Les rumeurs concernant une invasion de hordes barbares en provenance des steppes asiates se confirmaient. Til Barsip, à peine reconstruite, avait été incendiée par les pillards. Puis ceux-ci avaient descendu la vallée de l’Euphrate et menaçaient désormais Sumer. Gilgamesh et Aggar, adversaires réconciliés par Thanys, avaient rassemblé les armées des différentes cités sous une bannière unique pour repousser les envahisseurs. Mais les combats étaient rudes. On rapportait des récits identiques des pays du Levant. Les Martus avaient été écrasés à Jéricho, et la ville était tombée aux mains des Barbares. Les gouverneurs égyptiens de Byblos et d’Ashqelôn avaient adressé des suppliques au roi pour lui demander de l’aide. Indifférents à ces problèmes lointains, les grands propriétaires renâclaient à fournir les guerriers et le soutien financier nécessaires à une telle expédition. Ils voulaient bien bénéficier des avantages commerciaux liés aux échanges avec la Palestine, mais ils n’acceptaient pas que cela leur coûtât. Aussi la reine fut-elle soulagée du retour de son époux.
Lorsqu’il apprit la disparition de Khirâ et de Seschi, Djoser connut un moment d’immense douleur. Sentant son autorité ébranlée, les nobles factieux profitèrent de l’occasion pour confirmer leur opposition à la constitution de la flotte guerrière destinée à secourir le Levant. Écœuré par leur attitude arrogante et leur indifférence, le roi ravala sa colère. Son tempérament fougueux le portait plutôt à les combattre, mais il devinait, derrière cette résistance hargneuse, une action concertée. Cependant, avant de déclencher un conflit qui risquait d’affaiblir le Double-Pays, il devait en apprendre plus, et chargea Moshem d’approfondir son enquête.
Quelques jours après le retour du roi eut lieu l’enterrement de la petite princesse Inkha-Es. La sécheresse qui avait sévi pendant cinq longues années avait provoqué un nombre effrayant de décès. Dans toute l’Égypte, il n’existait pas une famille qui n’eût perdu un père, une épouse, un frère ou une sœur. Les personnes âgées, plus fragiles, avaient péri par centaines, de la faim, de maladie. Mais le peuple tout entier s’associait à la douleur de la famille royale. La procession qui s’avançait vers la cité sacrée de Saqqarâh était digne d’un roi. À l’avant, selon la tradition, une centaine de femmes pleuraient. Derrière, des prêtres portaient le sarcophage recouvert de feuilles d’or fixées avec de petits clous du même métal. Ce sarcophage se composait de six couches de bois collées les unes aux autres suivant le principe du contreplacage.

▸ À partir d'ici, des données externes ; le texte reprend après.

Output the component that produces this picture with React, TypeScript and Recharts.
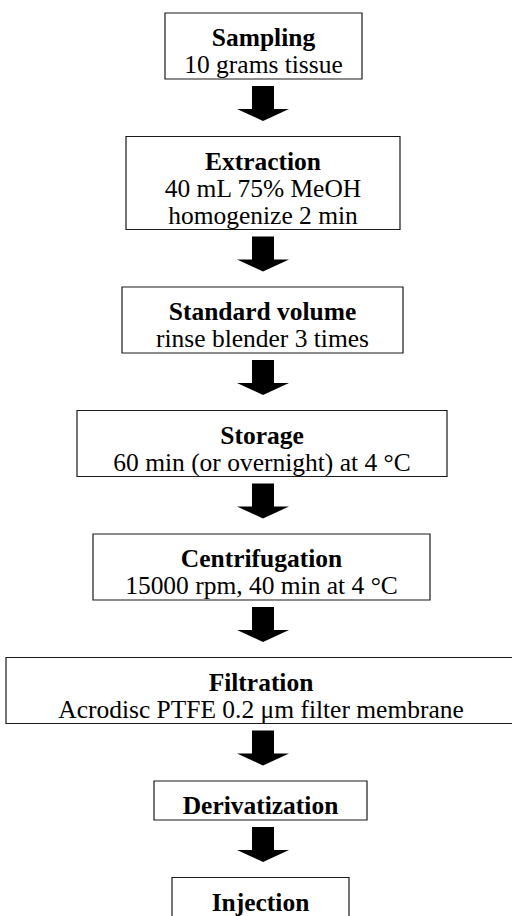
import React from "react";
import {
  ComposedChart,
  XAxis,
  YAxis,
  Scatter,
  ReferenceArea,
} from "recharts";

// Steps of the sample preparation workflow
const stepTitles = [
  "Sampling",
  "Extraction",
  "Standard volume",
  "Storage",
  "Centrifugation",
  "Filtration",
  "Derivatization",
  "Injection",
];

const stepDetails: string[][] = [
  ["10 grams tissue"],
  ["40 mL 75% MeOH", "homogenize 2 min"],
  ["rinse blender 3 times"],
  ["60 min (or overnight) at 4 °C"],
  ["15000 rpm, 40 min at 4 °C"],
  ["Acrodisc PTFE 0.2 μm filter membrane"],
  [],
  [],
];

// horizontal extent of each box, in chart units
const boxLeft = [165, 126, 122, 77, 93, 6, 154, 172];
const boxRight = [362, 400, 403, 447, 430, 516, 367, 349];

const W = 512;
const H = 916;
const FIRST_TOP = 13;
const GAP = 57.5;
const FIRST_BASELINE = 33;
const LINE = 27;
const BOTTOM_PAD = 6;
const ARROW_X = 263;
const FONT = "'Liberation Serif', 'Times New Roman', serif";
const FONT_SIZE = 24.5;
const STRETCH = 1.04;

// vertical layout follows from the number of text lines in each box
const tops: number[] = [];
const bottoms: number[] = [];
let cursor = FIRST_TOP;
stepTitles.forEach((_, i) => {
  const lines = 1 + stepDetails[i].length;
  const h = FIRST_BASELINE + LINE * (lines - 1) + BOTTOM_PAD;
  tops.push(cursor);
  bottoms.push(cursor + h);
  cursor += h + GAP;
});

const steps = stepTitles.map((title, i) => ({
  x: (boxLeft[i] + boxRight[i]) / 2,
  y: tops[i],
  title,
  details: stepDetails[i],
}));

const StepText = (props: any) => {
  const { cx, cy, payload } = props;
  const lines = [payload.title, ...payload.details];
  return (
    <g>
      {lines.map((t: string, k: number) => (
        <text
          key={k}
          transform={`translate(${cx},${cy + FIRST_BASELINE + LINE * k}) scale(${STRETCH},1)`}
          textAnchor="middle"
          fontFamily={FONT}
          fontSize={FONT_SIZE}
          fontWeight={k === 0 ? 700 : 400}
          fill="#000"
        >
          {t}
        </text>
      ))}
    </g>
  );
};

const Arrow = (props: any) => {
  const { x, y, width, height } = props;
  const cx = x + width / 2;
  const shaft = 11;
  const head = 12;
  const pts = [
    [cx - shaft, y],
    [cx + shaft, y],
    [cx + shaft, y + height - head],
    [x + width, y + height - head],
    [cx, y + height],
    [x, y + height - head],
    [cx - shaft, y + height - head],
  ]
    .map((p) => p.join(","))
    .join(" ");
  return <polygon points={pts} fill="#000" />;
};

const App: React.FC = () => {
  return (
    <div style={{ position: "absolute", left: 0, top: 0, width: W, height: H, background: "#fff" }}>
      <ComposedChart width={W} height={H} data={steps} margin={{ top: 0, right: 0, bottom: 0, left: 0 }}>
        <XAxis type="number" dataKey="x" domain={[0, W]} hide allowDataOverflow />
        <YAxis type="number" dataKey="y" domain={[0, H]} reversed hide allowDataOverflow />
        {steps.map((s, i) => (
          <ReferenceArea
            key={`box-${i}`}
            x1={boxLeft[i]}
            x2={boxRight[i]}
            y1={tops[i]}
            y2={bottoms[i]}
            fill="#fff"
            fillOpacity={1}
            stroke="#1a1a1a"
            strokeWidth={1.2}
            ifOverflow="visible"
          />
        ))}
        {steps.slice(0, -1).map((s, i) => (
          <ReferenceArea
            key={`arrow-${i}`}
            x1={ARROW_X - 26}
            x2={ARROW_X + 26}
            y1={bottoms[i] + 7}
            y2={bottoms[i] + 42}
            ifOverflow="visible"
            shape={<Arrow />}
          />
        ))}
        <Scatter dataKey="y" shape={<StepText />} isAnimationActive={false} />
      </ComposedChart>
    </div>
  );
};

export default App;
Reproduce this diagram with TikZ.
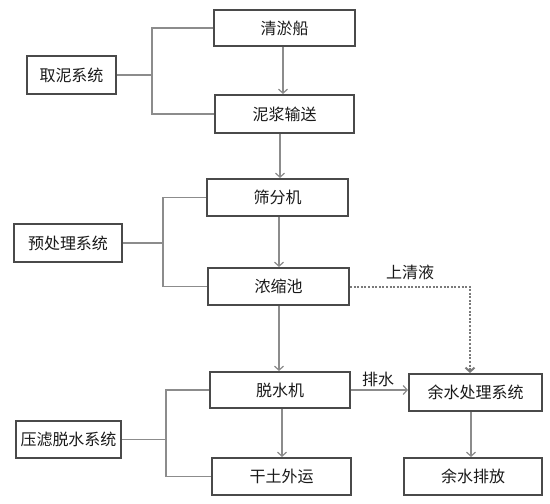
\documentclass[tikz,border=0pt]{standalone}
\usepackage{fontspec}
\setmainfont{Noto Sans CJK SC}
\usetikzlibrary{arrows.meta}
\definecolor{boxline}{HTML}{4A4A4A}
\definecolor{connline}{HTML}{8C8C8C}
\definecolor{dotline}{HTML}{7A7A7A}
\begin{document}
\begin{tikzpicture}[x=1pt,y=-1pt,
  every node/.style={font=\fontsize{16}{19}\selectfont, text=black!90},
  box/.style={draw=boxline, line width=1.6pt, rectangle, inner sep=0pt, anchor=center},
  conn/.style={draw=connline, line width=1.2pt},
  arr/.style={conn, -{Straight Barb[length=4pt,width=9pt]}},
  dotconn/.style={arr, dash pattern=on 2pt off 1.6pt, line width=2pt, draw=dotline},
  lbl/.style={inner sep=0pt}
]
\useasboundingbox[fill=white] (0,0) rectangle (550,504);
% boxes
\node[box, minimum width=141pt, minimum height=36.5pt] (qy) at (284.5,28) {清淤船};
\node[box, minimum width=139.5pt, minimum height=38.5pt] (nj) at (284.5,114) {泥浆输送};
\node[box, minimum width=89.5pt, minimum height=38.5pt] (qn) at (71.5,75) {取泥系统};
\node[box, minimum width=141.5pt, minimum height=37.5pt] (sf) at (277.5,197.5) {筛分机};
\node[box, minimum width=141.5pt, minimum height=37.5pt] (ns) at (278.5,286.5) {浓缩池};
\node[box, minimum width=108.5pt, minimum height=38.5pt] (yc) at (68,243) {预处理系统};
\node[box, minimum width=140.5pt, minimum height=36.5pt] (ts) at (280,390) {脱水机};
\node[box, minimum width=139.5pt, minimum height=37.5pt] (gt) at (281.5,476.5) {干土外运};
\node[box, minimum width=105.5pt, minimum height=37.5pt] (yl) at (68.5,439.5) {压滤脱水系统};
\node[box, minimum width=133.5pt, minimum height=37.5pt] (ysc) at (475.5,392.5) {余水处理系统};
\node[box, minimum width=138.5pt, minimum height=37.5pt] (yp) at (473,476.5) {余水排放};
% bracket junctions
\coordinate (b1) at (152,75);
\coordinate (b2) at (163,243);
\coordinate (b3) at (166,439.5);
% brackets
\draw[conn] (qn.east) -- (b1);
\draw[conn] (qy.west) -| (b1) |- (nj.west);
\draw[conn] (yc.east) -- (b2);
\draw[conn] (sf.west) -| (b2) |- (ns.west);
\draw[conn] (yl.east) -- (b3);
\draw[conn] (ts.west) -| (b3) |- (gt.west);
% flow arrows
\draw[arr] (283,0 |- qy.south) -- (283,0 |- nj.north);
\draw[arr] (280,0 |- nj.south) -- (280,0 |- sf.north);
\draw[arr] (279,0 |- sf.south) -- (279,0 |- ns.north);
\draw[arr] (279,0 |- ns.south) -- (279,0 |- ts.north);
\draw[arr] (282,0 |- ts.south) -- (282,0 |- gt.north);
\draw[arr] (471,0 |- ysc.south) -- (471,0 |- yp.north);
\draw[arr] (ts.east) -- (ts.east -| ysc.west);
\draw[dotconn] (ns.east) -| (470,0 |- ysc.north);
% labels
\node[lbl] (lq) at (410,272) {上清液};
\node[lbl] (lp) at (378,379) {排水};
\end{tikzpicture}
\end{document}
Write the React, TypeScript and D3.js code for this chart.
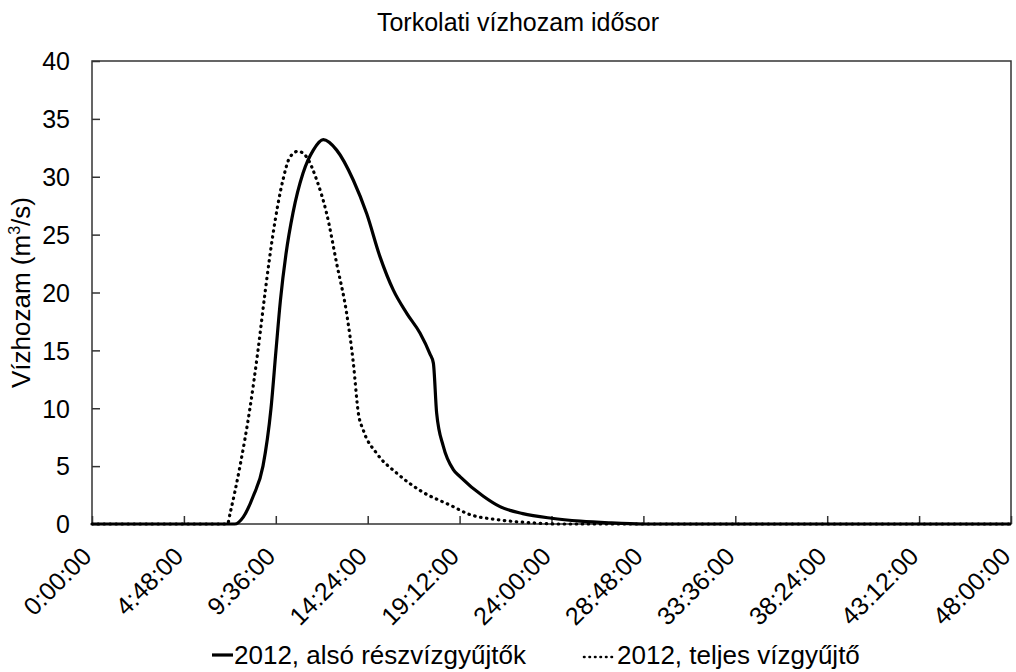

Comme le voulait la coutume, on avait recouvert le cercueil de monceaux de fleurs. Un kâ de petite taille, noir et or, était porté par les gardes royaux. Suivaient quantité de vases d’albâtre, de schiste et de diorite, des meubles de dimensions réduites afin que la fillette pût continuer à pratiquer les gestes de la vie quotidienne dans le royaume d’Osiris. Des coffrets contenaient des bijoux de cornaline et de lapis-lazuli.
Le sarcophage fut amené dans le labyrinthe souterrain par la descenderie, puis placé au dernier niveau, sous la crypte royale, dans une chambre funéraire dont les parois avaient été recouvertes de faïence bleue qui luisait sous la lueur des torches[22].